Input records:
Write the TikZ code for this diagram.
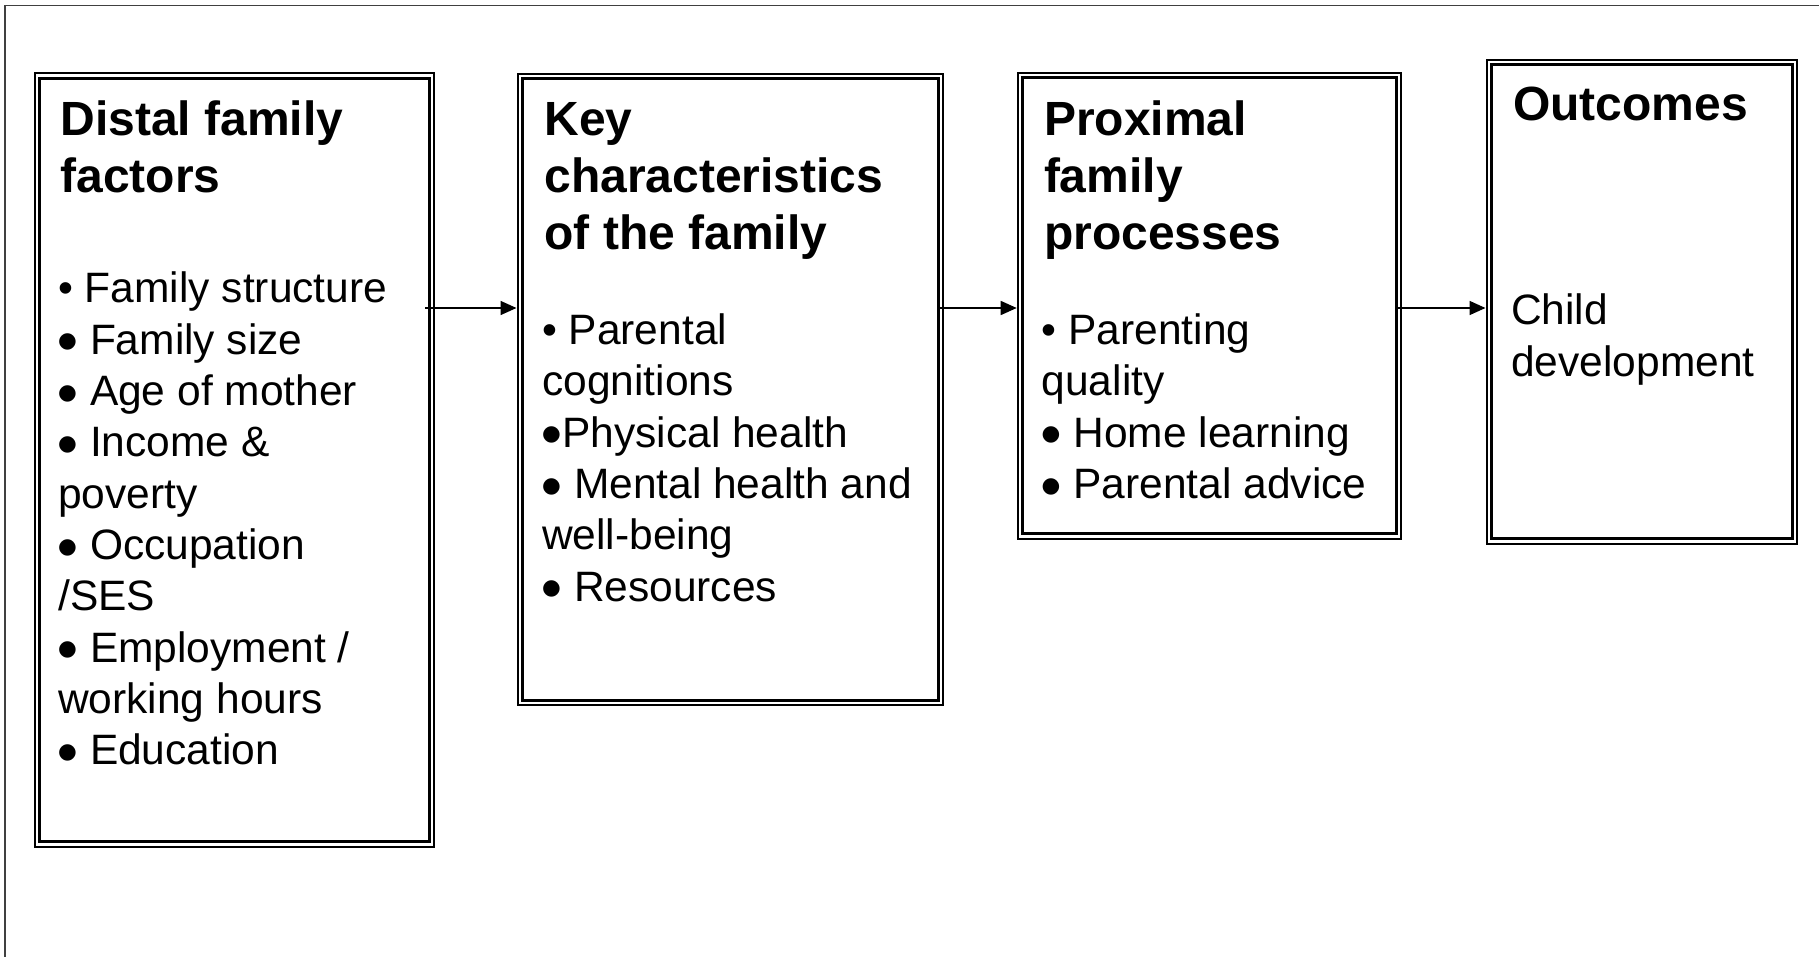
\documentclass[tikz,border=0pt]{standalone}
\usepackage{fontspec}
\setmainfont{Liberation Sans}
\newfontfamily\djv{DejaVu Sans}
\usetikzlibrary{arrows.meta}
\newcommand\bulS{\textbullet}
\newcommand\bulN{\makebox[20pt][l]{\raisebox{6.4pt}{\fontsize{21.5}{21.5}\djv ●}}}
\begin{document}
\begin{tikzpicture}[x=1pt,y=-1pt,
  frame/.style={line width=1.4pt,draw=black!75},
  box/.style={draw,line width=2pt,rectangle,inner sep=0pt,anchor=north west,
    path picture={\draw[line width=3pt] ([xshift=5pt,yshift=-5pt]path picture bounding box.north west) rectangle ([xshift=-5pt,yshift=5pt]path picture bounding box.south east);}},
  head/.style={anchor=base west,inner sep=0pt,text height=35pt,text depth=10pt,font=\fontsize{48}{56}\selectfont\bfseries},
  body/.style={anchor=base west,inner sep=0pt,text height=32pt,text depth=9pt,font=\fontsize{42.5}{51}\selectfont},
  arr/.style={line width=1.6pt,-{Triangle[length=16pt,width=14pt]}}]
\useasboundingbox (0,0) rectangle (1819,957);
\draw[frame] (5,957) -- (5,5.3) -- (1819,5.3);
% boxes
\node[box,minimum width=399.2pt,minimum height=773.2pt] (b1) at (33.8,72.5) {};
\node[box,minimum width=425.8pt,minimum height=631.6pt] (b2) at (516.5,72.7) {};
\node[box,minimum width=383.3pt,minimum height=465.7pt] (b3) at (1016.7,72) {};
\node[box,minimum width=310.8pt,minimum height=483.8pt] (b4) at (1485.5,59) {};
% box 1 text
\node[head] (h1a) at (60.3,136) {Distal family};
\node[head] (h1b) at (60.3,193) {factors};
\node[body] (t1a) at (58,303) {\bulS\ Family structure};
\node[body] (t1b) at (58,354.3) {\bulN\ Family size};
\node[body] (t1c) at (58,405.6) {\bulN\ Age of mother};
\node[body] (t1d) at (58,456.9) {\bulN\ Income \&};
\node[body] (t1e) at (58,508.2) {poverty};
\node[body] (t1f) at (58,559.5) {\bulN\ Occupation};
\node[body] (t1g) at (58,610.8) {/SES};
\node[body] (t1h) at (58,662.1) {\bulN\ Employment /};
\node[body] (t1i) at (58,713.4) {working hours};
\node[body] (t1j) at (58,764.7) {\bulN\ Education};
% box 2 text
\node[head] (h2a) at (544.3,136) {Key};
\node[head] (h2b) at (544.3,192.8) {characteristics};
\node[head] (h2c) at (544.3,249.6) {of the family};
\node[body] (t2a) at (542,344.5) {\bulS\ Parental};
\node[body] (t2b) at (542,395.8) {cognitions};
\node[body] (t2c) at (542,447.1) {\bulN Physical health};
\node[body] (t2d) at (542,498.4) {\bulN\ Mental health and};
\node[body] (t2e) at (542,549.7) {well-being};
\node[body] (t2f) at (542,601) {\bulN\ Resources};
% box 3 text
\node[head] (h3a) at (1043.8,136) {Proximal};
\node[head] (h3b) at (1043.8,192.8) {family};
\node[head] (h3c) at (1043.8,249.6) {processes};
\node[body] (t3a) at (1041.5,344.5) {\bulS\ Parenting};
\node[body] (t3b) at (1041.5,395.8) {quality};
\node[body] (t3c) at (1041.5,447.1) {\bulN\ Home learning};
\node[body] (t3d) at (1041.5,498.4) {\bulN\ Parental advice};
% box 4 text
\node[head] (h4a) at (1513,121) {Outcomes};
\node[body] (t4a) at (1511,325) {Child};
\node[body] (t4b) at (1511,376.3) {development};
% arrows
\coordinate (ya) at (0,308);
\path ([xshift=-10pt]b1.east) coordinate (s1)
      ([xshift=-4.5pt]b2.east) coordinate (s2)
      ([xshift=-5pt]b3.east) coordinate (s3);
\draw[arr] (s1 |- ya) -- (b2.west |- ya);
\draw[arr] (s2 |- ya) -- (b3.west |- ya);
\draw[arr] (s3 |- ya) -- (b4.west |- ya);
\end{tikzpicture}
\end{document}
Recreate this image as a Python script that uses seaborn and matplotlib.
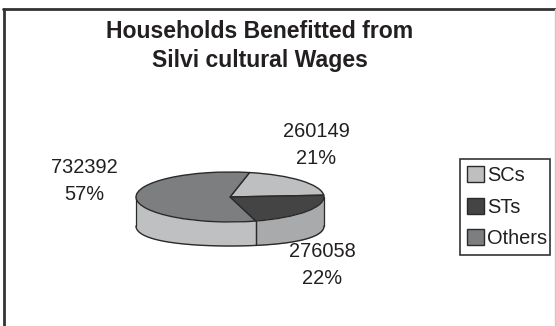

Your objective:
Set down all the data again exactly as above, pictures excluded.

In response:
Write the TikZ code for this diagram.
\documentclass[tikz,border=0pt]{standalone}
\usepackage{fontspec}
\setmainfont{Liberation Sans}
\newfontfamily\djv{DejaVu Sans}
\usetikzlibrary{arrows.meta}
\newcommand\bulS{\textbullet}
\newcommand\bulN{\makebox[20pt][l]{\raisebox{6.4pt}{\fontsize{21.5}{21.5}\djv ●}}}
\begin{document}
\begin{tikzpicture}[x=1pt,y=-1pt,
  frame/.style={line width=1.4pt,draw=black!75},
  box/.style={draw,line width=2pt,rectangle,inner sep=0pt,anchor=north west,
    path picture={\draw[line width=3pt] ([xshift=5pt,yshift=-5pt]path picture bounding box.north west) rectangle ([xshift=-5pt,yshift=5pt]path picture bounding box.south east);}},
  head/.style={anchor=base west,inner sep=0pt,text height=35pt,text depth=10pt,font=\fontsize{48}{56}\selectfont\bfseries},
  body/.style={anchor=base west,inner sep=0pt,text height=32pt,text depth=9pt,font=\fontsize{42.5}{51}\selectfont},
  arr/.style={line width=1.6pt,-{Triangle[length=16pt,width=14pt]}}]
\useasboundingbox (0,0) rectangle (1819,957);
\draw[frame] (5,957) -- (5,5.3) -- (1819,5.3);
% boxes
\node[box,minimum width=399.2pt,minimum height=773.2pt] (b1) at (33.8,72.5) {};
\node[box,minimum width=425.8pt,minimum height=631.6pt] (b2) at (516.5,72.7) {};
\node[box,minimum width=383.3pt,minimum height=465.7pt] (b3) at (1016.7,72) {};
\node[box,minimum width=310.8pt,minimum height=483.8pt] (b4) at (1485.5,59) {};
% box 1 text
\node[head] (h1a) at (60.3,136) {Distal family};
\node[head] (h1b) at (60.3,193) {factors};
\node[body] (t1a) at (58,303) {\bulS\ Family structure};
\node[body] (t1b) at (58,354.3) {\bulN\ Family size};
\node[body] (t1c) at (58,405.6) {\bulN\ Age of mother};
\node[body] (t1d) at (58,456.9) {\bulN\ Income \&};
\node[body] (t1e) at (58,508.2) {poverty};
\node[body] (t1f) at (58,559.5) {\bulN\ Occupation};
\node[body] (t1g) at (58,610.8) {/SES};
\node[body] (t1h) at (58,662.1) {\bulN\ Employment /};
\node[body] (t1i) at (58,713.4) {working hours};
\node[body] (t1j) at (58,764.7) {\bulN\ Education};
% box 2 text
\node[head] (h2a) at (544.3,136) {Key};
\node[head] (h2b) at (544.3,192.8) {characteristics};
\node[head] (h2c) at (544.3,249.6) {of the family};
\node[body] (t2a) at (542,344.5) {\bulS\ Parental};
\node[body] (t2b) at (542,395.8) {cognitions};
\node[body] (t2c) at (542,447.1) {\bulN Physical health};
\node[body] (t2d) at (542,498.4) {\bulN\ Mental health and};
\node[body] (t2e) at (542,549.7) {well-being};
\node[body] (t2f) at (542,601) {\bulN\ Resources};
% box 3 text
\node[head] (h3a) at (1043.8,136) {Proximal};
\node[head] (h3b) at (1043.8,192.8) {family};
\node[head] (h3c) at (1043.8,249.6) {processes};
\node[body] (t3a) at (1041.5,344.5) {\bulS\ Parenting};
\node[body] (t3b) at (1041.5,395.8) {quality};
\node[body] (t3c) at (1041.5,447.1) {\bulN\ Home learning};
\node[body] (t3d) at (1041.5,498.4) {\bulN\ Parental advice};
% box 4 text
\node[head] (h4a) at (1513,121) {Outcomes};
\node[body] (t4a) at (1511,325) {Child};
\node[body] (t4b) at (1511,376.3) {development};
% arrows
\coordinate (ya) at (0,308);
\path ([xshift=-10pt]b1.east) coordinate (s1)
      ([xshift=-4.5pt]b2.east) coordinate (s2)
      ([xshift=-5pt]b3.east) coordinate (s3);
\draw[arr] (s1 |- ya) -- (b2.west |- ya);
\draw[arr] (s2 |- ya) -- (b3.west |- ya);
\draw[arr] (s3 |- ya) -- (b4.west |- ya);
\end{tikzpicture}
\end{document}
Recreate this image as a Python script that uses seaborn and matplotlib.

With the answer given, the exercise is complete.